Le gouvernement russe tente d'afficher sa sérénité, mais les perspectives sont peu engageantes. La perte de compétitivé russe "pourrait s'avérer plus prononcée que ne le suppose le scénario de référence", reconnaît d'ailleurs la Banque centrale russe (en anglais)"Le pire est à venir", écrit l'économiste Sergueï Guriev, professeur à Sciences Po Paris, pour le média indépendant The Conversation (en anglais)"Même si l'économie russe pourrait construire un nouvel équilibre en un an ou deux, elle ne parviendra pas de sitôt à retrouver les niveaux d'avant-guerre ; et continuera de prendre du retard sur les économies développées." Les investissements en recherche et développement sont au point mort, ce qui va pénaliser durablement les capacités d'innovation du pays.

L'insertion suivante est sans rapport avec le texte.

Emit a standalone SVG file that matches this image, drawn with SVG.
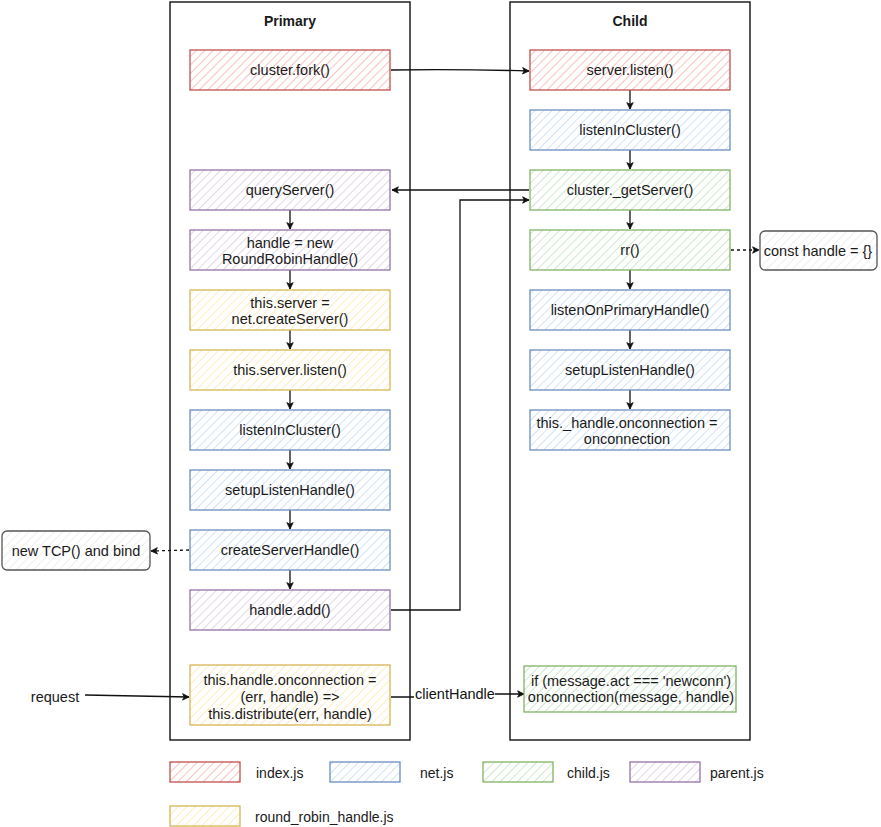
<svg xmlns="http://www.w3.org/2000/svg" width="881" height="827" viewBox="0 0 881 827">
<style>
text{font-family:"Liberation Sans",Arial,sans-serif;font-size:14.5px;fill:#1a1a1a;text-anchor:middle;dominant-baseline:central}
.title{font-weight:bold;font-size:14px}
.lg{text-anchor:start;font-size:14px}
.cont{fill:#fff;stroke:#111;stroke-width:1.4}
.n rect{stroke-width:1.3}
.red{fill:url(#hRed);stroke:#c0504d}
.blue{fill:url(#hBlue);stroke:#6c8ebf}
.green{fill:url(#hGreen);stroke:#82b366}
.purple{fill:url(#hPurple);stroke:#9673a6}
.yellow{fill:url(#hYellow);stroke:#d6b656}
.grey{fill:url(#hGrey);stroke:#555}
.c{fill:none;stroke:#111;stroke-width:1.3;marker-end:url(#ah)}
.d{stroke-dasharray:3 3}
</style>
<defs>
<pattern id="hRed" width="6" height="6" patternUnits="userSpaceOnUse" patternTransform="rotate(45)"><rect width="6" height="6" fill="#fff"/><line x1="0" y1="0" x2="0" y2="6" stroke="#f6c3c1" stroke-width="2"/></pattern>
<pattern id="hBlue" width="6" height="6" patternUnits="userSpaceOnUse" patternTransform="rotate(45)"><rect width="6" height="6" fill="#fff"/><line x1="0" y1="0" x2="0" y2="6" stroke="#d2e2f7" stroke-width="2"/></pattern>
<pattern id="hGreen" width="6" height="6" patternUnits="userSpaceOnUse" patternTransform="rotate(45)"><rect width="6" height="6" fill="#fff"/><line x1="0" y1="0" x2="0" y2="6" stroke="#d0e8ce" stroke-width="2"/></pattern>
<pattern id="hPurple" width="6" height="6" patternUnits="userSpaceOnUse" patternTransform="rotate(45)"><rect width="6" height="6" fill="#fff"/><line x1="0" y1="0" x2="0" y2="6" stroke="#e3d6ea" stroke-width="2"/></pattern>
<pattern id="hYellow" width="6" height="6" patternUnits="userSpaceOnUse" patternTransform="rotate(45)"><rect width="6" height="6" fill="#fff"/><line x1="0" y1="0" x2="0" y2="6" stroke="#fcedc2" stroke-width="2"/></pattern>
<pattern id="hGrey" width="6" height="6" patternUnits="userSpaceOnUse" patternTransform="rotate(45)"><rect width="6" height="6" fill="#fff"/><line x1="0" y1="0" x2="0" y2="6" stroke="#efefef" stroke-width="2"/></pattern>
<marker id="ah" viewBox="0 0 10 10" refX="9" refY="5" markerWidth="8" markerHeight="8" markerUnits="userSpaceOnUse" orient="auto"><path d="M1,1 L9,5 L1,9 L3,5 Z" fill="#111" stroke="#111" stroke-width="1"/></marker>
</defs>

<g id="primary">
<rect class="cont" x="170" y="2" width="240" height="738"/>
<text class="title" x="290" y="21">Primary</text>
</g>
<g id="child">
<rect class="cont" x="510" y="2" width="240" height="738"/>
<text class="title" x="630" y="21">Child</text>
</g>

<g id="connectors">
<path class="c" d="M391,70 Q460,69 529,71"/>
<path class="c" d="M630,90 L630,109"/>
<path class="c" d="M630,150 L630,169"/>
<path class="c" d="M630,210 L630,229"/>
<path class="c" d="M630,270 L630,289"/>
<path class="c" d="M630,330 L630,349"/>
<path class="c" d="M630,390 L630,409"/>
<path class="c" d="M529,190 L392,190"/>
<path class="c" d="M391,610 L460,610 L460,200 L529,200"/>
<path class="c d" d="M731,250 L759,250"/>
<path class="c d" d="M189,550 L151,551"/>
<path class="c" d="M290,210 L290,229"/>
<path class="c" d="M290,270 L290,289"/>
<path class="c" d="M290,330 L290,349"/>
<path class="c" d="M290,390 L290,409"/>
<path class="c" d="M290,450 L290,469"/>
<path class="c" d="M290,510 L290,529"/>
<path class="c" d="M290,570 L290,589"/>
<path class="c" d="M85,695 L189,697"/>
<path class="c" d="M391,697 L414,697 M495,694 L524,694"/>
<text x="455" y="694" style="fill:#111">clientHandle</text>
</g>

<g id="n-fork" class="n"><rect class="red" x="190" y="50" width="200" height="40"/><text x="290" y="70">cluster.fork()</text></g>
<g id="n-queryServer" class="n"><rect class="purple" x="190" y="170" width="200" height="40"/><text x="290" y="190">queryServer()</text></g>
<g id="n-rrh" class="n"><rect class="purple" x="190" y="230" width="200" height="40"/><text x="290" y="243">handle = new</text><text x="290" y="259">RoundRobinHandle()</text></g>
<g id="n-createServer" class="n"><rect class="yellow" x="190" y="290" width="200" height="40"/><text x="290" y="303">this.server =</text><text x="290" y="319">net.createServer()</text></g>
<g id="n-serverListen-p" class="n"><rect class="yellow" x="190" y="350" width="200" height="40"/><text x="290" y="370">this.server.listen()</text></g>
<g id="n-lic-p" class="n"><rect class="blue" x="190" y="410" width="200" height="40"/><text x="290" y="430">listenInCluster()</text></g>
<g id="n-slh-p" class="n"><rect class="blue" x="190" y="470" width="200" height="40"/><text x="290" y="490">setupListenHandle()</text></g>
<g id="n-csh" class="n"><rect class="blue" x="190" y="530" width="200" height="40"/><text x="290" y="550">createServerHandle()</text></g>
<g id="n-add" class="n"><rect class="purple" x="190" y="590" width="200" height="40"/><text x="290" y="610">handle.add()</text></g>
<g id="n-onconn-p" class="n"><rect class="yellow" x="190" y="665" width="200" height="60"/><text x="290" y="680">this.handle.onconnection =</text><text x="290" y="697">(err, handle) =&gt;</text><text x="290" y="714">this.distribute(err, handle)</text></g>

<g id="n-listen-c" class="n"><rect class="red" x="530" y="50" width="200" height="40"/><text x="630" y="70">server.listen()</text></g>
<g id="n-lic-c" class="n"><rect class="blue" x="530" y="110" width="200" height="40"/><text x="630" y="130">listenInCluster()</text></g>
<g id="n-getServer" class="n"><rect class="green" x="530" y="170" width="200" height="40"/><text x="630" y="190">cluster._getServer()</text></g>
<g id="n-rr" class="n"><rect class="green" x="530" y="230" width="200" height="40"/><text x="630" y="250">rr()</text></g>
<g id="n-lph" class="n"><rect class="blue" x="530" y="290" width="200" height="40"/><text x="630" y="310">listenOnPrimaryHandle()</text></g>
<g id="n-slh-c" class="n"><rect class="blue" x="530" y="350" width="200" height="40"/><text x="630" y="370">setupListenHandle()</text></g>
<g id="n-onconn-c" class="n"><rect class="blue" x="530" y="410" width="200" height="40"/><text x="627" y="423">this._handle.onconnection =</text><text x="627" y="439">onconnection</text></g>
<g id="n-newconn" class="n"><rect class="green" x="524" y="666" width="212" height="46"/><text x="631" y="681">if (message.act === 'newconn')</text><text x="631" y="697">onconnection(message, handle)</text></g>

<g id="n-consthandle" class="n"><rect class="grey" x="760" y="231" width="117" height="39" rx="5"/><text x="818" y="251">const handle = {}</text></g>
<g id="n-newtcp" class="n"><rect class="grey" x="2" y="531" width="148" height="39" rx="5"/><text x="76" y="551">new TCP() and bind</text></g>
<g id="n-request"><text x="55" y="697">request</text></g>

<g id="legend">
<rect class="red" x="170" y="762" width="70" height="20" stroke-width="1.3"/><text class="lg" x="256" y="773">index.js</text>
<rect class="blue" x="330" y="762" width="70" height="20" stroke-width="1.3"/><text class="lg" x="420" y="773">net.js</text>
<rect class="green" x="483" y="762" width="70" height="20" stroke-width="1.3"/><text class="lg" x="567" y="773">child.js</text>
<rect class="purple" x="630" y="762" width="70" height="20" stroke-width="1.3"/><text class="lg" x="710" y="773">parent.js</text>
<rect class="yellow" x="170" y="806" width="70" height="20" stroke-width="1.3"/><text class="lg" x="255" y="817">round_robin_handle.js</text>
</g>
</svg>
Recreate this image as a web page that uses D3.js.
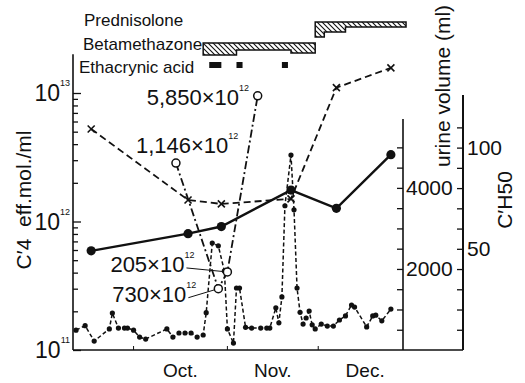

L'agence Bloomberg a pu consulter (en anglais) les prévisions internes du ministère des Finances russe, qui planche sur une contraction de 12% de l'économie cette année. Du jamais-vu depuis 1994. Toujours selon cette source, les sanctions occidentales seraient à elles seules responsables d'une contraction de 10,8% et d'environ 5% en 2023. Le gouvernement russe, cité par l'agence Tass*, a ensuite démenti ces chiffres, mais la BCR avait déjà dévoilé fin avril des prévisions entre 8 et 10%. D'autres estimations évoquent une récession plus prononcée à 10% (Goldman Sachs) ou 15% (Institute for International Finance). L'économie russe pourrait donc replonger dix ans en arrière.